Matrix Lie groups provide a language for describing motion in such fields as robotics, computer vision, and graphics. When using these tools, we are often faced with turning infinite-series expressions into more compact finite series (e.g., the Euler-Rodrigues formula), which can sometimes be onerous. In this paper, we identify some useful integral forms in matrix Lie group expressions that offer a more streamlined pathway for computing compact analytic results. Moreover, we present some recursive structures in these integral forms that show many of these expressions are interrelated. Key to our approach is that we are able to apply the minimal polynomial for a Lie algebra quite early in the process to keep expressions compact throughout the derivations. With the series approach, the minimal polynomial is usually applied at the end, making it hard to recognize common analytic expressions in the result. We show that our integral method can reproduce several series-derived results from the literature.
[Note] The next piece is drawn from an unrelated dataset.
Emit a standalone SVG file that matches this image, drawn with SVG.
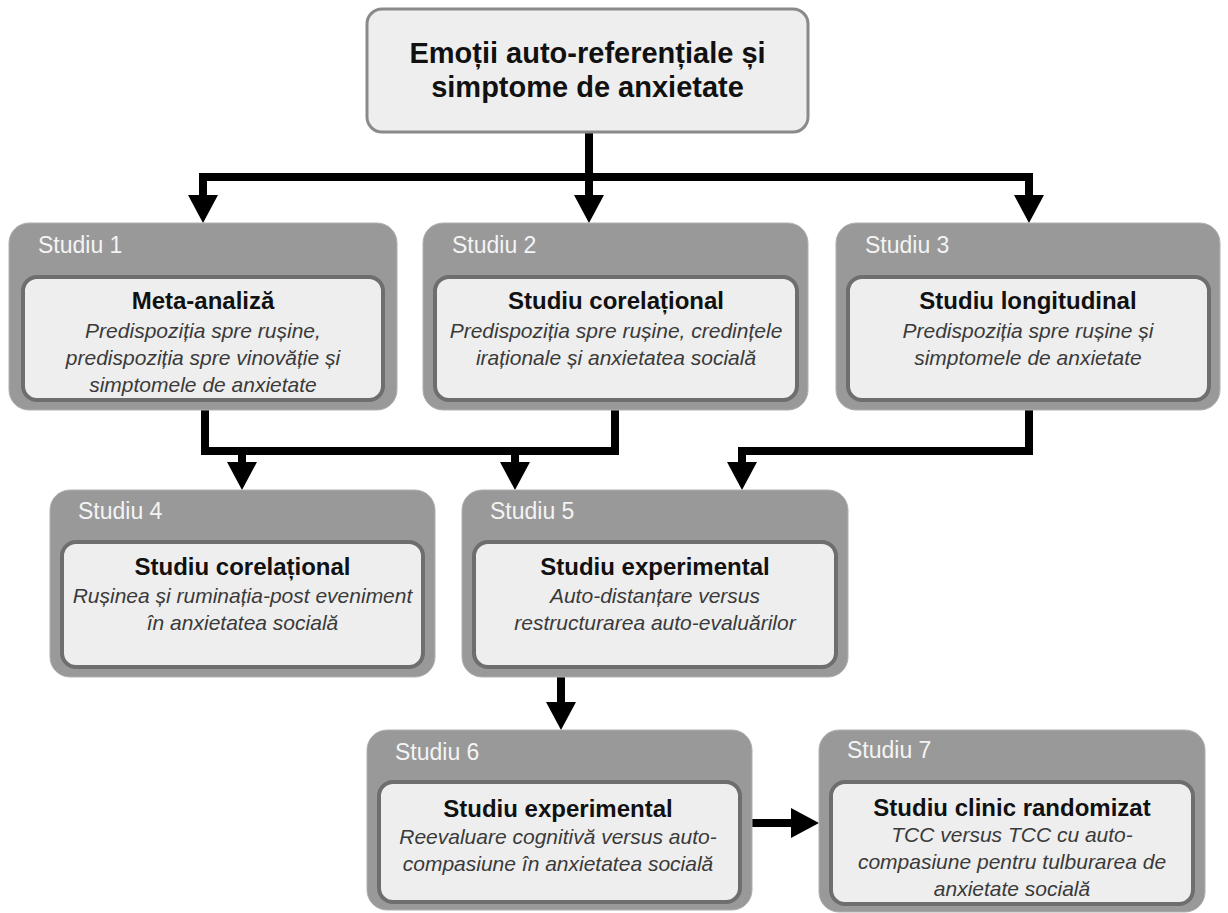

翻译：矩阵李群为机器人学、计算机视觉和图形学等领域中的运动描述提供了一种语言。在使用这些工具时，我们常常面临将无穷级数表达式转化为更紧凑的有限级数（例如欧拉-罗德里格斯公式）的问题，这一过程有时颇为繁琐。本文识别了矩阵李群表达式中一些有用的积分形式，为计算紧凑的解析结果提供了一条更为简化的途径。此外，我们展示了这些积分形式中的一些递归结构，表明许多此类表达式是相互关联的。我们方法的关键在于，能够在推导过程的早期应用李代数的最小多项式，从而在整个推导过程中保持表达式的紧凑性。在级数方法中，最小多项式通常在最后才被应用，这使得结果中难以识别出共同的解析表达式。我们证明了我们的积分方法能够复现文献中多个由级数推导出的结果。